Full disclosure:
Walter Sickert & the Army of Broken Toys have appeared on our first compilation, The Sepiachord Companion*, and are set to appear on our second collection, A Sepiachord Passport**.
To be honest I was a bit nervous when Walter Sickert assembled a full fledged band for his Army of Broken Toys, instead of just Edrie Edrie is early, one-woman army. I was afraid that that Walter's mad genius would be diluted, that he'd lose some of the mangled magic by spreading it around.
I'm here to testify that I was wrong. My fears were so wrong headed as to make me considering chucking in this whole music-review shtick and go back to raising wooly mammoths on my veranda.
By adding seven to ten musicians (depending on the piece) Sickert takes his twisted songs and weaves them into Gordian Knots of compositions.
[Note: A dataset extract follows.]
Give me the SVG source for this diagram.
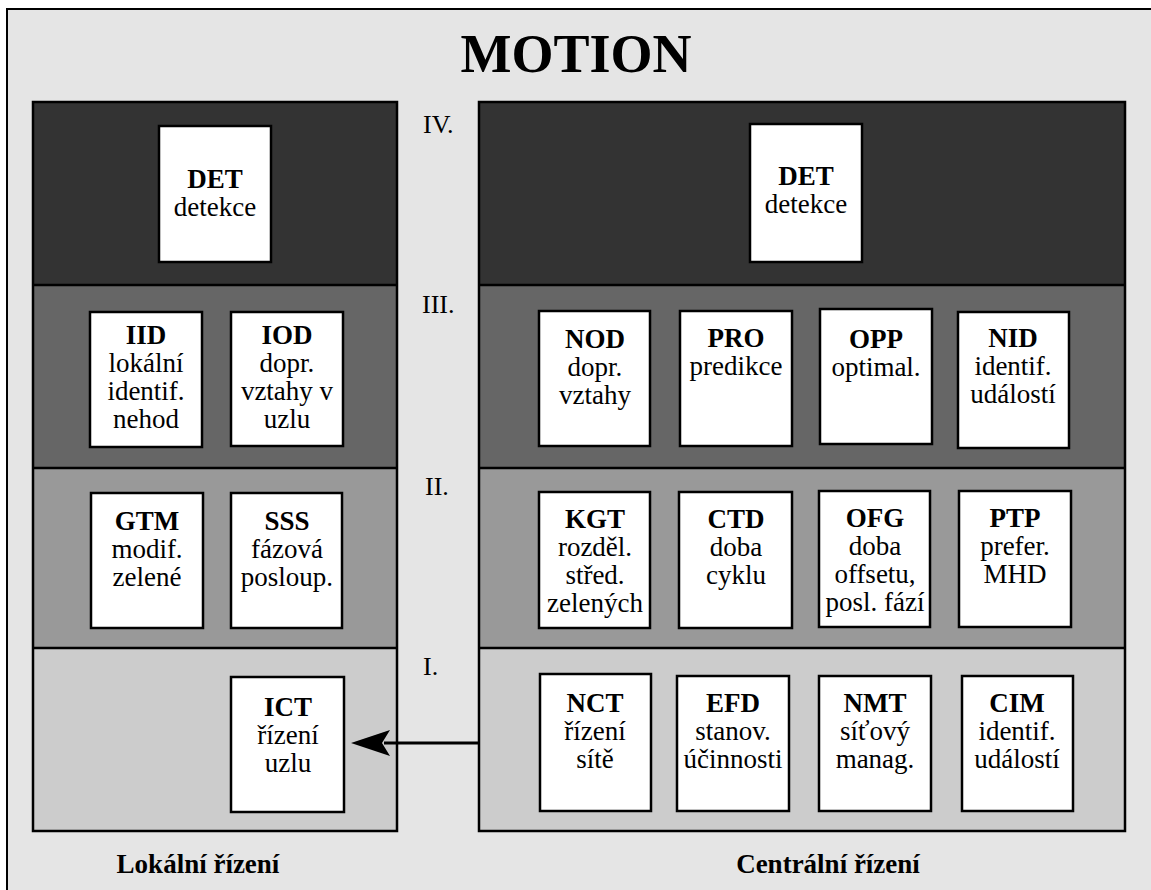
<svg xmlns="http://www.w3.org/2000/svg" width="1151" height="890" viewBox="0 0 1151 890">
  <style>
    .frame { fill: #e5e5e5; stroke: #000; stroke-width: 2; }
    .band { stroke: none; }
    .b4 { fill: #333333; }
    .b3 { fill: #666666; }
    .b2 { fill: #999999; }
    .b1 { fill: #cccccc; }
    .outline { fill: none; stroke: #000; stroke-width: 2.5; }
    .sep { stroke: #000; stroke-width: 2.5; }
    .box { fill: #ffffff; stroke: #000; stroke-width: 2.5; }
    text { font-family: "Liberation Serif", "Times New Roman", serif; fill: #000; }
    .title { font-size: 54px; font-weight: bold; text-anchor: middle; }
    .lvl { font-size: 26px; }
    .h { font-size: 27px; font-weight: bold; text-anchor: middle; }
    .t { font-size: 27px; text-anchor: middle; }
    .cap { font-size: 27px; font-weight: bold; text-anchor: middle; }
    .conn { stroke: #000; stroke-width: 3; fill: none; }
  </style>

  <rect x="0" y="0" width="1151" height="890" fill="#ffffff"/>
  <rect class="frame" x="7" y="9" width="1170" height="900"/>

  <text class="title" x="576" y="72">MOTION</text>

  <!-- layer numbers -->
  <g id="levels">
    <text class="lvl" x="423" y="133">IV.</text>
    <text class="lvl" x="422" y="313">III.</text>
    <text class="lvl" x="425" y="495">II.</text>
    <text class="lvl" x="423" y="675">I.</text>
  </g>

  <!-- local control panel -->
  <g id="panel-local">
    <rect class="band b4" x="33" y="102" width="364" height="183"/>
    <rect class="band b3" x="33" y="285" width="364" height="183"/>
    <rect class="band b2" x="33" y="468" width="364" height="180"/>
    <rect class="band b1" x="33" y="648" width="364" height="183"/>
    <line class="sep" x1="33" y1="285" x2="397" y2="285"/>
    <line class="sep" x1="33" y1="468" x2="397" y2="468"/>
    <line class="sep" x1="33" y1="648" x2="397" y2="648"/>
    <rect class="outline" x="33" y="102" width="364" height="729"/>
  </g>

  <!-- central control panel -->
  <g id="panel-central">
    <rect class="band b4" x="479" y="102" width="646" height="183"/>
    <rect class="band b3" x="479" y="285" width="646" height="183"/>
    <rect class="band b2" x="479" y="468" width="646" height="180"/>
    <rect class="band b1" x="479" y="648" width="646" height="183"/>
    <line class="sep" x1="479" y1="285" x2="1125" y2="285"/>
    <line class="sep" x1="479" y1="468" x2="1125" y2="468"/>
    <line class="sep" x1="479" y1="648" x2="1125" y2="648"/>
    <rect class="outline" x="479" y="102" width="646" height="729"/>
  </g>

  <!-- local modules -->
  <g id="det-local">
    <rect class="box" x="159" y="126" width="112" height="136"/>
    <text class="h" x="215" y="188">DET</text>
    <text class="t" x="215" y="216">detekce</text>
  </g>
  <g id="iid">
    <rect class="box" x="90" y="312" width="112" height="135"/>
    <text class="h" x="146" y="344">IID</text>
    <text class="t" x="146" y="372">lokální</text>
    <text class="t" x="146" y="400">identif.</text>
    <text class="t" x="146" y="428">nehod</text>
  </g>
  <g id="iod">
    <rect class="box" x="231" y="312" width="112" height="134"/>
    <text class="h" x="287" y="344">IOD</text>
    <text class="t" x="287" y="372">dopr.</text>
    <text class="t" x="287" y="400">vztahy v</text>
    <text class="t" x="287" y="428">uzlu</text>
  </g>
  <g id="gtm">
    <rect class="box" x="91" y="493" width="112" height="135"/>
    <text class="h" x="147" y="530">GTM</text>
    <text class="t" x="147" y="558">modif.</text>
    <text class="t" x="147" y="586">zelené</text>
  </g>
  <g id="sss">
    <rect class="box" x="231" y="493" width="111" height="135"/>
    <text class="h" x="287" y="530">SSS</text>
    <text class="t" x="287" y="558">fázová</text>
    <text class="t" x="287" y="586">posloup.</text>
  </g>
  <g id="ict">
    <rect class="box" x="231" y="677" width="113" height="135"/>
    <text class="h" x="288" y="716">ICT</text>
    <text class="t" x="288" y="744">řízení</text>
    <text class="t" x="288" y="772">uzlu</text>
  </g>

  <!-- central modules -->
  <g id="det-central">
    <rect class="box" x="750" y="124" width="112" height="138"/>
    <text class="h" x="806" y="185">DET</text>
    <text class="t" x="806" y="213">detekce</text>
  </g>
  <g id="nod">
    <rect class="box" x="539" y="311" width="111" height="135"/>
    <text class="h" x="595" y="348">NOD</text>
    <text class="t" x="595" y="376">dopr.</text>
    <text class="t" x="595" y="404">vztahy</text>
  </g>
  <g id="pro">
    <rect class="box" x="680" y="311" width="112" height="135"/>
    <text class="h" x="736" y="347">PRO</text>
    <text class="t" x="736" y="375">predikce</text>
  </g>
  <g id="opp">
    <rect class="box" x="820" y="309" width="112" height="135"/>
    <text class="h" x="876" y="348">OPP</text>
    <text class="t" x="876" y="376">optimal.</text>
  </g>
  <g id="nid">
    <rect class="box" x="958" y="312" width="111" height="136"/>
    <text class="h" x="1013" y="347">NID</text>
    <text class="t" x="1013" y="375">identif.</text>
    <text class="t" x="1013" y="403">událostí</text>
  </g>
  <g id="kgt">
    <rect class="box" x="539" y="492" width="111" height="136"/>
    <text class="h" x="595" y="528">KGT</text>
    <text class="t" x="595" y="556">rozděl.</text>
    <text class="t" x="595" y="584">střed.</text>
    <text class="t" x="595" y="612">zelených</text>
  </g>
  <g id="ctd">
    <rect class="box" x="679" y="492" width="113" height="136"/>
    <text class="h" x="736" y="528">CTD</text>
    <text class="t" x="736" y="556">doba</text>
    <text class="t" x="736" y="584">cyklu</text>
  </g>
  <g id="ofg">
    <rect class="box" x="819" y="491" width="111" height="136"/>
    <text class="h" x="875" y="527">OFG</text>
    <text class="t" x="875" y="555">doba</text>
    <text class="t" x="875" y="583">offsetu,</text>
    <text class="t" x="875" y="611">posl. fází</text>
  </g>
  <g id="ptp">
    <rect class="box" x="959" y="491" width="112" height="136"/>
    <text class="h" x="1015" y="527">PTP</text>
    <text class="t" x="1015" y="555">prefer.</text>
    <text class="t" x="1015" y="583">MHD</text>
  </g>
  <g id="nct">
    <rect class="box" x="540" y="674" width="111" height="137"/>
    <text class="h" x="595" y="712">NCT</text>
    <text class="t" x="595" y="740">řízení</text>
    <text class="t" x="595" y="768">sítě</text>
  </g>
  <g id="efd">
    <rect class="box" x="677" y="676" width="112" height="135"/>
    <text class="h" x="733" y="712">EFD</text>
    <text class="t" x="733" y="740">stanov.</text>
    <text class="t" x="733" y="768">účinnosti</text>
  </g>
  <g id="nmt">
    <rect class="box" x="819" y="676" width="112" height="135"/>
    <text class="h" x="875" y="712">NMT</text>
    <text class="t" x="875" y="740">síťový</text>
    <text class="t" x="875" y="768">manag.</text>
  </g>
  <g id="cim">
    <rect class="box" x="962" y="676" width="111" height="135"/>
    <text class="h" x="1017" y="712">CIM</text>
    <text class="t" x="1017" y="740">identif.</text>
    <text class="t" x="1017" y="768">událostí</text>
  </g>

  <!-- connectors -->
  <g id="connectors">
    <line class="conn" x1="479" y1="743" x2="384" y2="743"/>
    <path d="M351,743 L390,730 L382,743 L390,756 Z" fill="#000"/>
  </g>

  <!-- panel captions -->
  <text class="cap" x="198" y="873">Lokální řízení</text>
  <text class="cap" x="828" y="873">Centrální řízení</text>
</svg>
There's a lot going on here, but *none* of is wasted. Every instrument, voice and player that has been folded into the mix has clearly been carefully considered. It gives the numbers on "Steam Ship Killers" a hypnotic level of depth.
BUT the band never runs you down with sheer numbers; they never play like a wall of sound to prove that they can.
Sickert may look like a handle-bar mustachioed anarchist, but behind those crazed eyes and under that wild shock of hair there's a percise artist who knows exactly what he wants in each song and what musicians are capable of pulling off his visions. Kudos to them all.
After listening to this album a few dozen times I realized why all this works. How Walter can give us twisted circus waltzes, necrotic sea shanties, macabaret, the whole lot and make it sound cohesive.
Sickert manages to pull music apart until he finds the blues/folk heart of each piece. Then he builds up from there. Half mad/half genius he's the architect (like the Ivo Shandor of music) of each song, but he needs skilled artisans to complete his anti-cathedral of sound. Luckily he's found them.